The coronavirus and the crisis in the Islamic Republic

Iran and coronavirus

The Iranian regime has been celebrating the 40th anniversary of the Revolution in the midst of one of the deepest legitimacy crises in the history of the Islamic Republic. The last six months have been especially hard on the Iranian ruling class, which has had to face three major internal crises in addition to US sanctions.  The first came in the autumn of 2019, when mass protests broke out in several of the country's industrial cities over rising fuel prices. The government's response was forceful: excessive police violence - which Amnesty International says has left at least 300 people dead - was followed by a strategic Internet shutdown to prevent images of the protests from being broadcast. 

The second crisis came soon after: in late 2019 there was an escalation of tension between the Islamic Republic and the US in Iraq that resulted in the assassination of the renowned Iranian general Qasem Soleimani and the tragic accidental shooting down of a passenger plane by Iranian air defences. Although the regime apologized for the accident and tried to show its internal strength with a massive funeral in honor of the missing general, the discontent of part of the Iranian population is evident. The turnout in the legislative elections of 21 February was the lowest in the history of the Islamic Republic, at 42 per cent. 

The victory of the list most closely linked to the regime's apparatus - self-described as “fundamentalist” for remaining faithful to the foundations or principles of the revolution - is the direct result of the high abstention.

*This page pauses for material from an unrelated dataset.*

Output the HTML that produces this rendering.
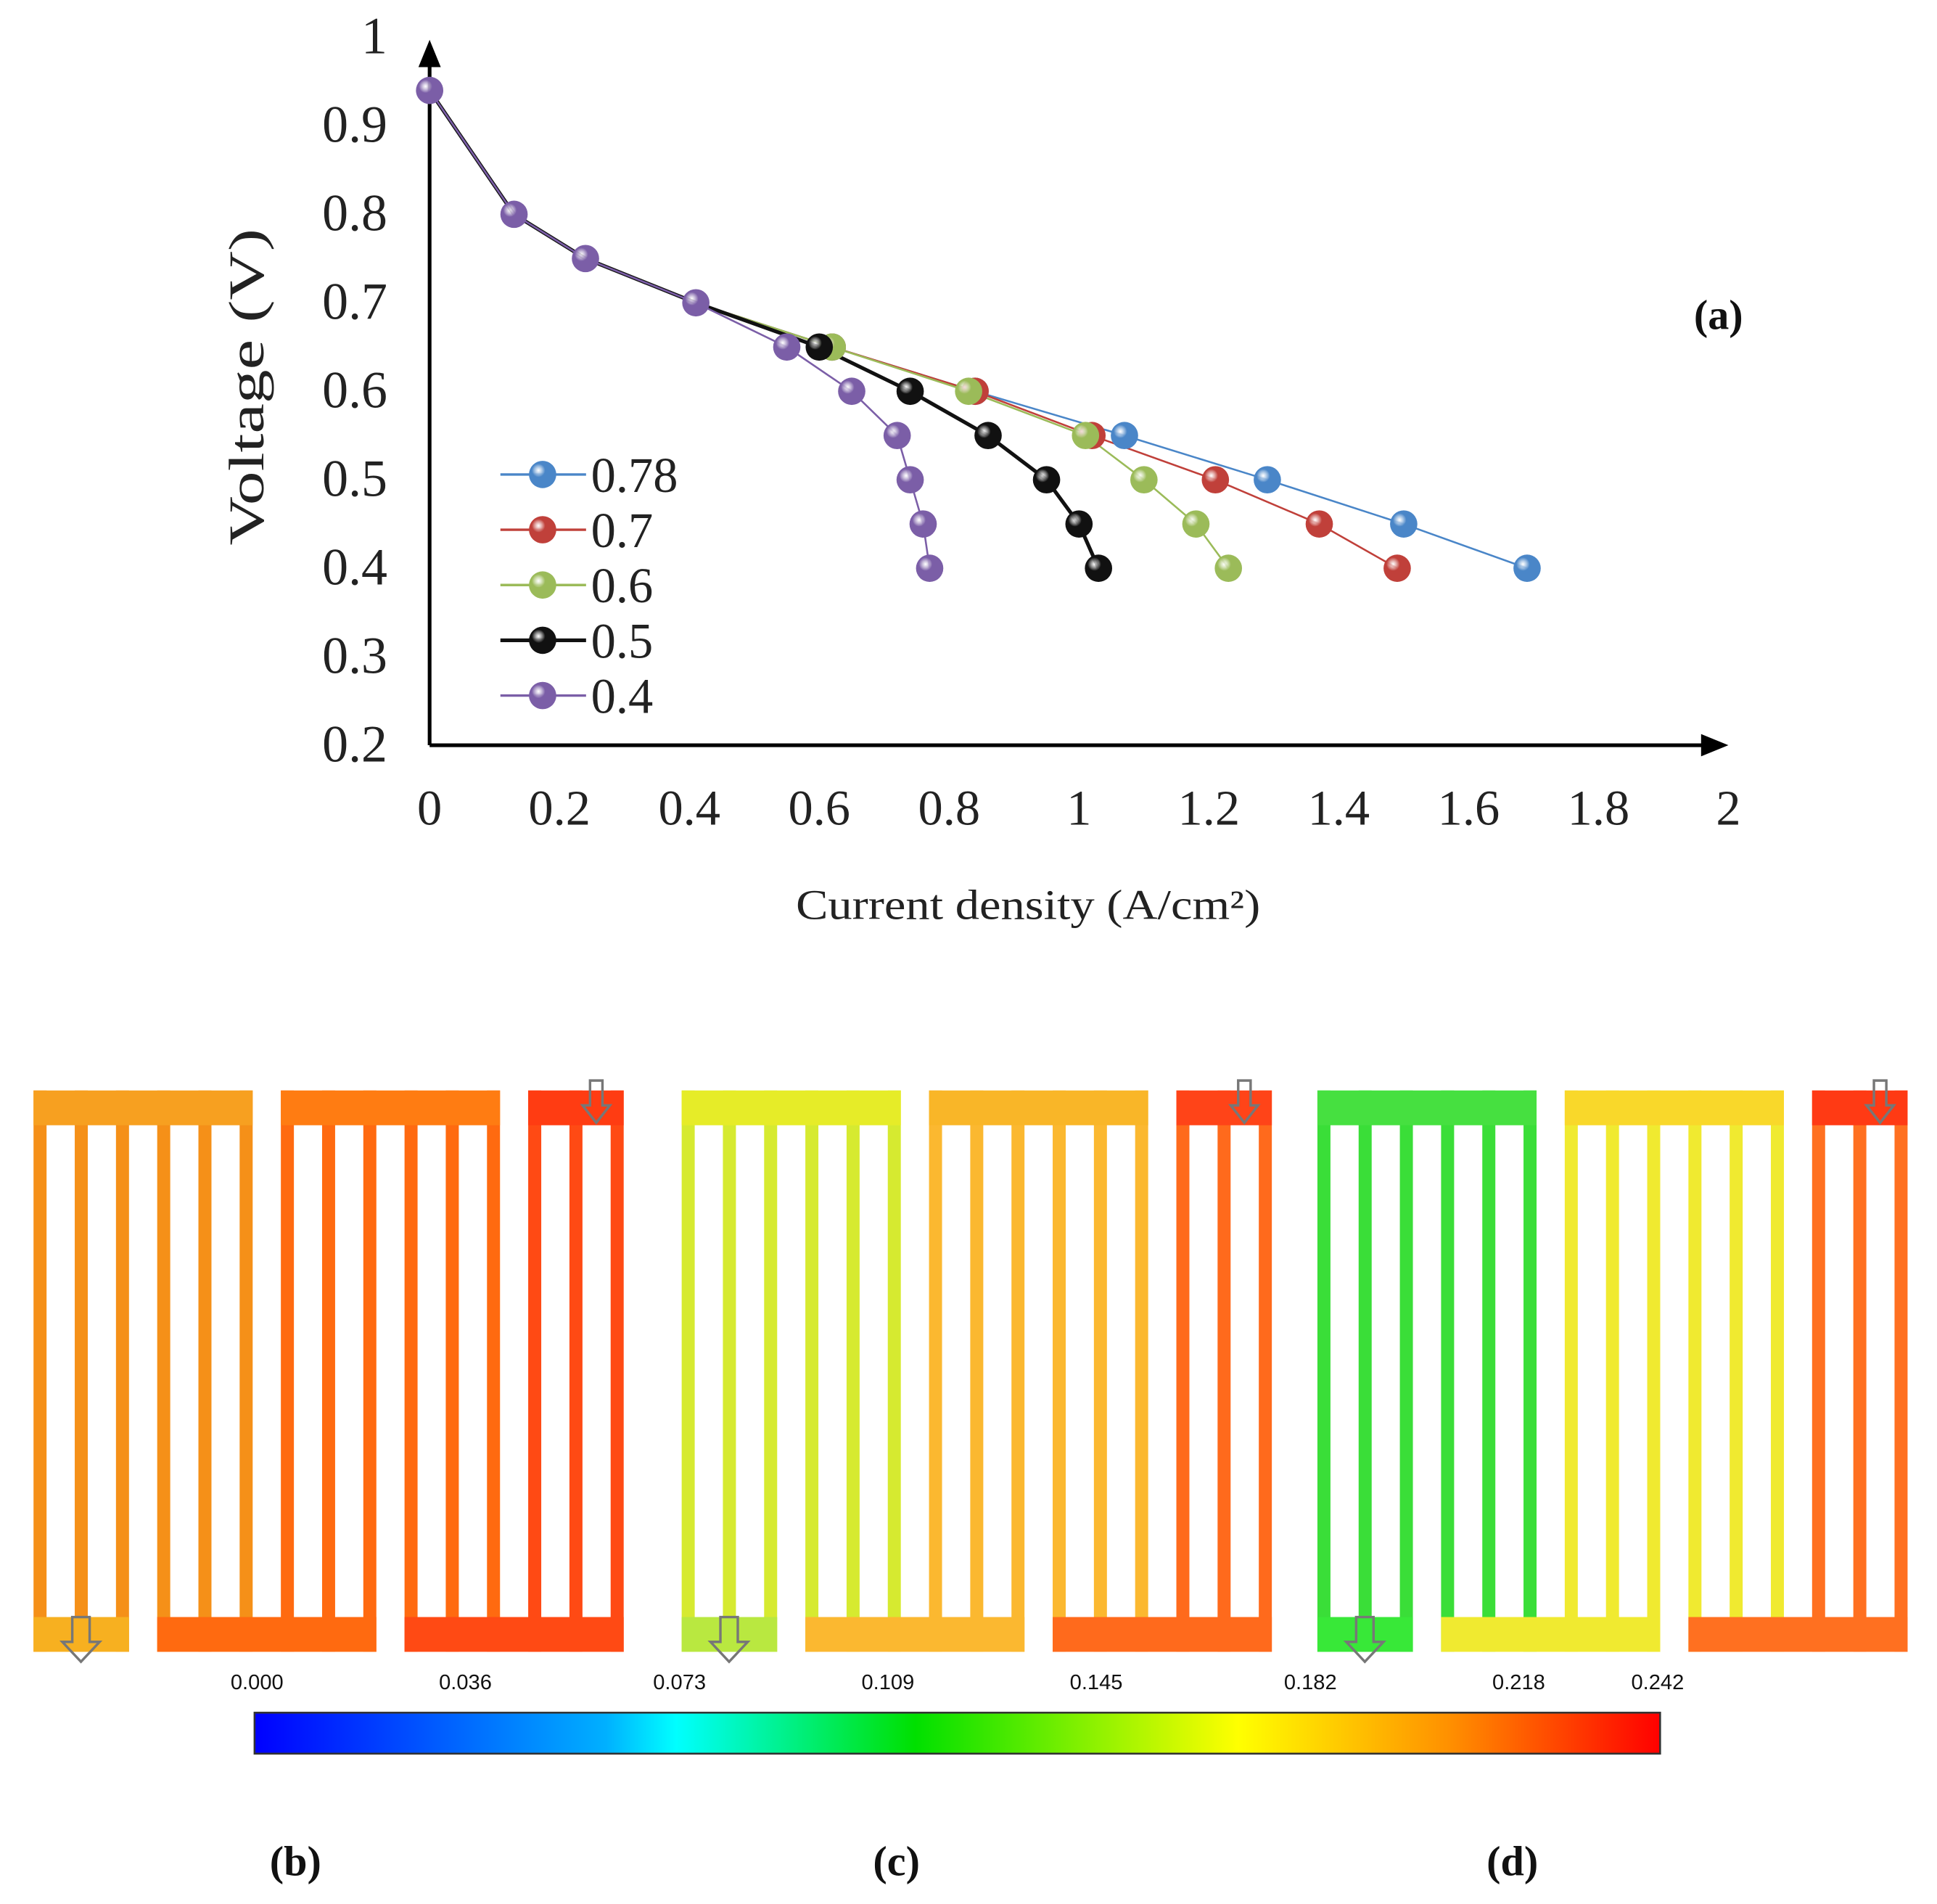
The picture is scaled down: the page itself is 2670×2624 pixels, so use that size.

The third crisis has broken out shortly after the elections and threatens to further undermine the credibility of the regime's institutions. The Coronavirus is spreading unchecked in an Iran strangled by sanctions - which prevent the import of medicines and medical supplies - whose government has failed to act decisively in the first weeks of the epidemic. The virus, whose mortality rate in Iran exceeds that of China or Italy, has infected very prominent figures in the regime, such as Vice President Masumeh Ebtekar, a veteran of the kidnapping of the U.S. embassy during the revolution. Perhaps the most striking case has been that of Iraj Harirchi, deputy minister of health, who a week ago announced on television that he had contracted the disease a day after claiming that everything was under control. 

At the time of writing, the number of infected people exceeds 1,500, with at least 66 deaths. The focus of the outbreak appears to be the seminary city of Qom, although most cases are concentrated in Tehran. As in other countries, sanitary masks and disinfectant soap have been sold out in many shops, and the government has begun a campaign to sanction speculators. The death of Mohammed Mirmohammadi, a 70-year-old direct advisor to Supreme Leader Khamenei, has further alarmed the aging Iranian leadership, many of whom are in the risk group. For the time being, parliamentary activity has been suspended, as have classes in schools and universities, although religious shrines in Qom remain open, with dozens of believers kissing the tombs and sacred monuments without fear of contagion.

Although the Iranian health system is one of the strongest in the region and has highly trained personnel, the increase in the number of Coronavirus cases may push it to the limit. A shortage of masks and medical supplies increases the likelihood that doctors, nurses and assistants will become infected. Poor government management during the early days of the epidemic - lack of transparency, absence of control measures and underestimation of risk - has caused the disease and associated rumours to spread out of control. Although serious prevention and disinfection measures have been implemented during the last week, it is expected that the number of infected and deaths will increase during the next few days before the outbreak stabilizes. 

The Persian New Year, which is celebrated on 21 March, presents a dilemma for Iranian managers. On the one hand, the popular holiday, when families go outdoors and visit each other, is a potential focus for the spread of the virus. On the other hand, popular discontent may grow even more if quarantines or mobility restrictions are applied. In addition, Iranian authorities, very concerned about the country's image, may want to avoid scenes of deserted streets and a country paralyzed by the epidemic and quarantines. In any case, the Coronavirus has added an unexpected element of tension that neither the regime nor the analysts specializing in Iran could have foreseen. The management of the health crisis will be crucial for the future of an Islamic Republic whose legitimacy is more than ever in question.